● **Work to do**:
Please print exactly the lines below, from the start of the material up to and including the line with "1.46, 1.08, 0.96];", but none of the pictures.

● **Dataset excerpt**:

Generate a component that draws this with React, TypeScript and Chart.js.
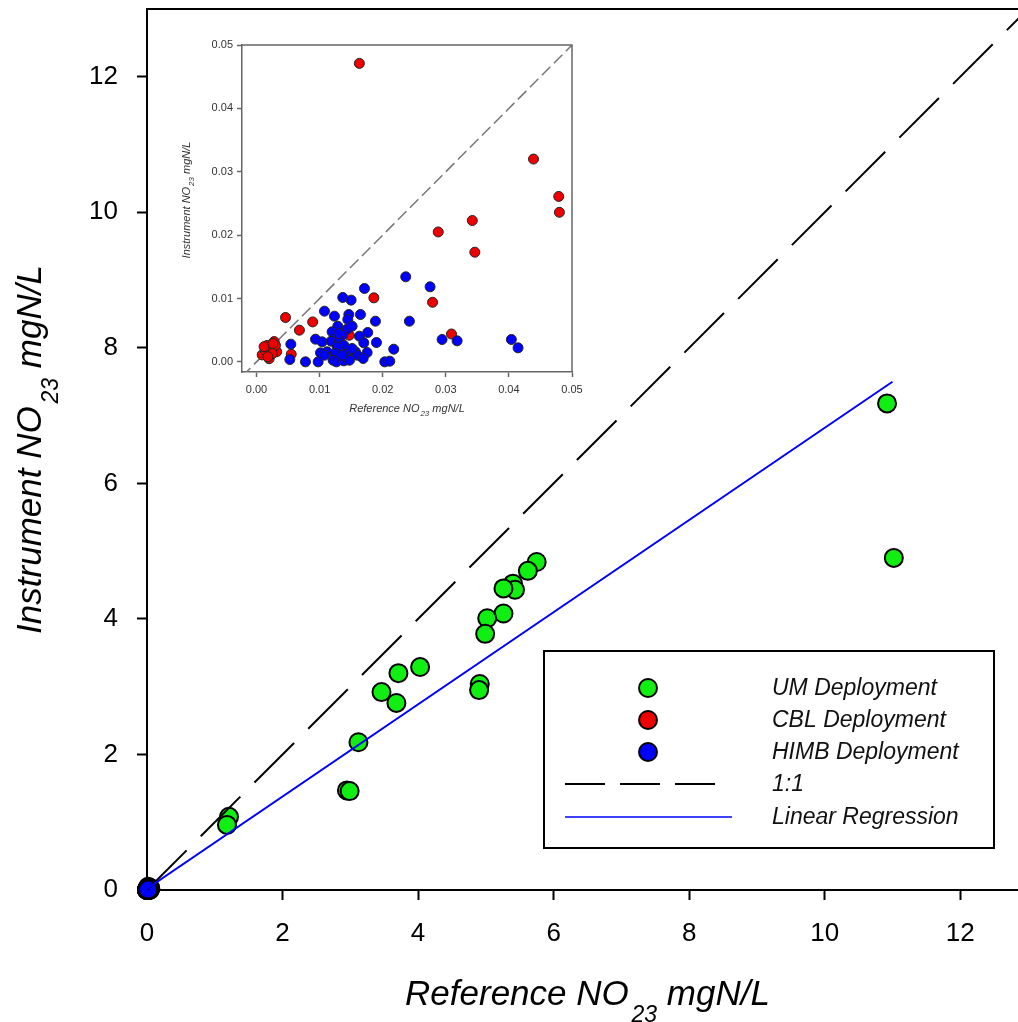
import React, { useEffect, useRef } from "react";
import { Chart, registerables } from "chart.js";
Chart.register(...registerables);

const FONT = "'Liberation Sans', Arial, Helvetica, sans-serif";

// ---- Main chart data (mgN/L) ----
const umX = [10.92, 11.02, 5.75, 5.62, 5.40, 5.43, 5.26, 5.26, 5.02, 4.99, 4.91, 4.90, 4.03, 3.71, 3.46, 3.68, 3.12, 2.95, 2.99, 1.21, 1.18];
const umY = [7.18, 4.90, 4.84, 4.71, 4.52, 4.43, 4.45, 4.08, 4.01, 3.78, 3.04, 2.95, 3.29, 3.20, 2.92, 2.76, 2.18, 1.47, 1.46, 1.08, 0.96];

// ---- CBL / HIMB data (mgN/L, shown in inset; near the origin in main) ----
const cblX = [0.0163, 0.0439, 0.0479, 0.0480, 0.0342, 0.0288, 0.0346, 0.0186, 0.0279, 0.0309, 0.0046, 0.0089, 0.0068, 0.0055, 0.0147, 0.0149, 0.0017, 0.0028, 0.0032, 0.0009, 0.0021, 0.0014, 0.0022, 0.0012, 0.0020, 0.0030, 0.0025, 0.0018, 0.0026];
const cblY = [0.0471, 0.0320, 0.0261, 0.0236, 0.0223, 0.0205, 0.0173, 0.0101, 0.0094, 0.0044, 0.0070, 0.0063, 0.0050, 0.0012, 0.0042, 0.0016, 0.0026, 0.0032, 0.0016, 0.0011, 0.0011, 0.0018, 0.0021, 0.0024, 0.0005, 0.0026, 0.0013, 0.0008, 0.0029];
const himbX = [0.02365, 0.02751, 0.01711, 0.01367, 0.01499, 0.01077, 0.01235, 0.01463, 0.01647, 0.01447, 0.02423, 0.01885, 0.01288, 0.01198, 0.01436, 0.01763, 0.01631, 0.01362, 0.01251, 0.00935, 0.01040, 0.01183, 0.01315, 0.01383, 0.01278, 0.01700, 0.01901, 0.00544, 0.02941, 0.03179, 0.04039, 0.04145, 0.02175, 0.01014, 0.01119, 0.01251, 0.01410, 0.01568, 0.01595, 0.01753, 0.01690, 0.00528, 0.00776, 0.00977, 0.01214, 0.01267, 0.01383, 0.01473, 0.01077, 0.02033, 0.02112, 0.01357, 0.01515, 0.01304, 0.01515];
const himbY = [0.01342, 0.01184, 0.01158, 0.01016, 0.00974, 0.00800, 0.00721, 0.00747, 0.00747, 0.00668, 0.00642, 0.00642, 0.00563, 0.00474, 0.00516, 0.00463, 0.00405, 0.00421, 0.00368, 0.00358, 0.00316, 0.00326, 0.00316, 0.00263, 0.00237, 0.00300, 0.00305, 0.00279, 0.00353, 0.00332, 0.00353, 0.00221, 0.00200, 0.00142, 0.00158, 0.00132, 0.00121, 0.00158, 0.00105, 0.00147, 0.00053, 0.00037, 0.00000, 0.00000, 0.00026, 0.00000, 0.00016, 0.00026, 0.00105, 0.00000, 0.00011, 0.00105, 0.00211, 0.00447, 0.00563];

// ---- Lines ----
const oneToOne = [0, 13];
const regX = [0, 11];
const regY = [0.02, 7.5];
const insetOneToOne = [-0.0023, 0.05];

// ---- Ticks / labels ----
const mainTicks = [0, 2, 4, 6, 8, 10, 12];
const insetTicks = [0, 0.01, 0.02, 0.03, 0.04, 0.05];
const legendLabels = ["UM Deployment", "CBL Deployment", "HIMB Deployment", "1:1", "Linear Regression"];

const GREEN = "#11ee11";
const RED = "#ee0000";
const BLUE = "#0000ff";

const pts = (xs: number[], ys: number[]) => xs.map((x, i) => ({ x, y: ys[i] }));

function drawSubTitle(ctx: CanvasRenderingContext2D, pre: string, sub: string, post: string, size: number, subSize: number, subShift: number, cx: number, baseY: number) {
  ctx.font = `italic ${size}px ${FONT}`;
  const w1 = ctx.measureText(pre).width;
  const w3 = ctx.measureText(post).width;
  ctx.font = `italic ${subSize}px ${FONT}`;
  const w2 = ctx.measureText(sub).width;
  const gap = size * 0.08;
  const total = w1 + gap + w2 + w3;
  let x = cx - total / 2;
  ctx.textAlign = "left";
  ctx.textBaseline = "alphabetic";
  ctx.font = `italic ${size}px ${FONT}`;
  ctx.fillText(pre, x, baseY);
  x += w1 + gap;
  ctx.font = `italic ${subSize}px ${FONT}`;
  ctx.fillText(sub, x, baseY + subShift);
  x += w2;
  ctx.font = `italic ${size}px ${FONT}`;
  ctx.fillText(post, x, baseY);
}

export default function App() {
  const mainRef = useRef<HTMLCanvasElement>(null);
  const insetRef = useRef<HTMLCanvasElement>(null);

  useEffect(() => {
    const mainPlugin = {
      id: "mainDecor",
      afterDraw(chart: any) {
        const { ctx, chartArea } = chart;
        ctx.save();
        // top / right frame
        ctx.strokeStyle = "#000";
        ctx.lineWidth = 2;
        ctx.beginPath();
        ctx.moveTo(chartArea.left - 1, chartArea.top);
        ctx.lineTo(chartArea.right, chartArea.top);
        ctx.lineTo(chartArea.right, chartArea.bottom);
        ctx.stroke();
        // titles
        ctx.fillStyle = "#000";
        const cx = (chartArea.left + chartArea.right) / 2;
        drawSubTitle(ctx, "Reference NO", "23", " mgN/L", 35, 23, 17, cx, 1005);
        ctx.save();
        ctx.translate(41, (chartArea.top + chartArea.bottom) / 2);
        ctx.rotate(-Math.PI / 2);
        drawSubTitle(ctx, "Instrument NO", "23", " mgN/L", 35, 23, 17, 0, 0);
        ctx.restore();
        // legend
        ctx.lineWidth = 2;
        ctx.strokeStyle = "#000";
        ctx.strokeRect(544, 651, 450, 197);
        const rows = [688, 720, 752, 784, 817];
        const fills = [GREEN, RED, BLUE];
        for (let i = 0; i < 3; i++) {
          ctx.beginPath();
          ctx.arc(648, rows[i], 9, 0, Math.PI * 2);
          ctx.fillStyle = fills[i];
          ctx.fill();
          ctx.lineWidth = 2;
          ctx.strokeStyle = "#000";
          ctx.stroke();
        }
        ctx.beginPath();
        ctx.setLineDash([40, 15]);
        ctx.lineWidth = 2;
        ctx.strokeStyle = "#000";
        ctx.moveTo(565, rows[3]);
        ctx.lineTo(716, rows[3]);
        ctx.stroke();
        ctx.setLineDash([]);
        ctx.beginPath();
        ctx.strokeStyle = BLUE;
        ctx.lineWidth = 1.5;
        ctx.moveTo(565, rows[4]);
        ctx.lineTo(732, rows[4]);
        ctx.stroke();
        ctx.fillStyle = "#111";
        ctx.font = `italic 23px ${FONT}`;
        ctx.textAlign = "left";
        ctx.textBaseline = "middle";
        legendLabels.forEach((t, i) => ctx.fillText(t, 772, rows[i] + 1));
        ctx.restore();
      },
    };

    const main = new Chart(mainRef.current!, {
      type: "scatter",
      data: {
        datasets: [
          { type: "line", data: pts(regX, regY), borderColor: BLUE, borderWidth: 2, pointRadius: 0, order: 0, fill: false } as any,
          { type: "line", data: pts(oneToOne, oneToOne), borderColor: "#000", borderWidth: 2, borderDash: [56, 20], pointRadius: 0, order: 1, fill: false } as any,
          { data: pts(himbX, himbY), backgroundColor: BLUE, borderColor: "#000", borderWidth: 2, pointRadius: 9, order: 2, clip: false } as any,
          { data: pts(cblX, cblY), backgroundColor: RED, borderColor: "#000", borderWidth: 2, pointRadius: 9, order: 3, clip: false } as any,
          { data: pts(umX, umY), backgroundColor: GREEN, borderColor: "#000", borderWidth: 2, pointRadius: 9, order: 4, clip: false } as any,
        ],
      },
      options: {
        animation: false,
        responsive: false,
        devicePixelRatio: 1,
        layout: { autoPadding: false, padding: { left: 0, top: 9, right: 12, bottom: 0 } },
        plugins: { legend: { display: false }, tooltip: { enabled: false } },
        scales: {
          x: {
            type: "linear",
            min: 0,
            max: 13,
            afterBuildTicks: (s: any) => { s.ticks = mainTicks.map((v) => ({ value: v })); },
            afterFit: (s: any) => { s.height = 132; s.paddingLeft = 0; s.paddingRight = 0; },
            grid: { display: true, drawOnChartArea: false, drawTicks: true, tickLength: 10, tickColor: "#000", tickWidth: 2 },
            border: { display: true, color: "#000", width: 2 },
            ticks: { font: { size: 26, family: FONT }, color: "#000", padding: 18, maxRotation: 0, autoSkip: false },
          },
          y: {
            type: "linear",
            min: 0,
            max: 13,
            afterBuildTicks: (s: any) => { s.ticks = mainTicks.map((v) => ({ value: v })); },
            afterFit: (s: any) => { s.width = 147; s.paddingTop = 0; s.paddingBottom = 0; },
            grid: { display: true, drawOnChartArea: false, drawTicks: true, tickLength: 10, tickColor: "#000", tickWidth: 2 },
            border: { display: true, color: "#000", width: 2 },
            ticks: { font: { size: 26, family: FONT }, color: "#000", padding: 19, autoSkip: false },
          },
        },
      } as any,
      plugins: [mainPlugin],
    });

    const insetPlugin = {
      id: "insetDecor",
      afterDraw(chart: any) {
        const { ctx, chartArea } = chart;
        ctx.save();
        ctx.strokeStyle = "#666";
        ctx.lineWidth = 1.5;
        ctx.beginPath();
        ctx.moveTo(chartArea.left, chartArea.top);
        ctx.lineTo(chartArea.right, chartArea.top);
        ctx.lineTo(chartArea.right, chartArea.bottom);
        ctx.stroke();
        ctx.fillStyle = "#333";
        const cx = (chartArea.left + chartArea.right) / 2;
        drawSubTitle(ctx, "Reference NO", "23", " mgN/L", 11, 8, 4, cx, 382);
        ctx.save();
        ctx.translate(20, 170);
        ctx.rotate(-Math.PI / 2);
        drawSubTitle(ctx, "Instrument NO", "23", " mgN/L", 11, 8, 4, 0, 0);
        ctx.restore();
        ctx.restore();
      },
    };

    const inset = new Chart(insetRef.current!, {
      type: "scatter",
      data: {
        datasets: [
          { data: pts(himbX, himbY), backgroundColor: BLUE, borderColor: "#222", borderWidth: 1, pointRadius: 5, order: 0 } as any,
          { data: pts(cblX, cblY), backgroundColor: RED, borderColor: "#222", borderWidth: 1, pointRadius: 5, order: 1 } as any,
          { type: "line", data: pts(insetOneToOne, insetOneToOne), borderColor: "#777", borderWidth: 1.5, borderDash: [12, 5], pointRadius: 0, order: 2, fill: false } as any,
        ],
      },
      options: {
        animation: false,
        responsive: false,
        devicePixelRatio: 1,
        layout: { autoPadding: false, padding: { left: 0, top: 15, right: 18, bottom: 0 } },
        plugins: { legend: { display: false }, tooltip: { enabled: false } },
        scales: {
          x: {
            type: "linear",
            min: -0.0023,
            max: 0.05,
            afterBuildTicks: (s: any) => { s.ticks = insetTicks.map((v) => ({ value: v })); },
            afterFit: (s: any) => { s.height = 53; s.paddingLeft = 0; s.paddingRight = 0; },
            grid: { display: true, drawOnChartArea: false, drawTicks: true, tickLength: 5, tickColor: "#666", tickWidth: 1.5 },
            border: { display: true, color: "#666", width: 1.5 },
            ticks: { font: { size: 11, family: FONT }, color: "#333", padding: 6, maxRotation: 0, autoSkip: false, callback: (v: any) => Number(v).toFixed(2) },
          },
          y: {
            type: "linear",
            min: -0.0016,
            max: 0.05,
            afterBuildTicks: (s: any) => { s.ticks = insetTicks.map((v) => ({ value: v })); },
            afterFit: (s: any) => { s.width = 72; s.paddingTop = 0; s.paddingBottom = 0; },
            grid: { display: true, drawOnChartArea: false, drawTicks: true, tickLength: 5, tickColor: "#666", tickWidth: 1.5 },
            border: { display: true, color: "#666", width: 1.5 },
            ticks: { font: { size: 11, family: FONT }, color: "#333", padding: 4, autoSkip: false, callback: (v: any) => Number(v).toFixed(2) },
          },
        },
      } as any,
      plugins: [insetPlugin],
    });

    return () => {
      main.destroy();
      inset.destroy();
    };
  }, []);

  return (
    <div style={{ position: "absolute", left: 0, top: 0, width: 1018, height: 1022, overflow: "hidden", background: "#fff" }}>
      <canvas ref={mainRef} width={1040} height={1022} style={{ position: "absolute", left: 0, top: 0, width: 1040, height: 1022 }} />
      <canvas ref={insetRef} width={420} height={395} style={{ position: "absolute", left: 170, top: 30, width: 420, height: 395 }} />
    </div>
  );
}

● **Solution**:
Generate a component that draws this with React, TypeScript and Chart.js.
import React, { useEffect, useRef } from "react";
import { Chart, registerables } from "chart.js";
Chart.register(...registerables);

const FONT = "'Liberation Sans', Arial, Helvetica, sans-serif";

// ---- Main chart data (mgN/L) ----
const umX = [10.92, 11.02, 5.75, 5.62, 5.40, 5.43, 5.26, 5.26, 5.02, 4.99, 4.91, 4.90, 4.03, 3.71, 3.46, 3.68, 3.12, 2.95, 2.99, 1.21, 1.18];
const umY = [7.18, 4.90, 4.84, 4.71, 4.52, 4.43, 4.45, 4.08, 4.01, 3.78, 3.04, 2.95, 3.29, 3.20, 2.92, 2.76, 2.18, 1.47, 1.46, 1.08, 0.96];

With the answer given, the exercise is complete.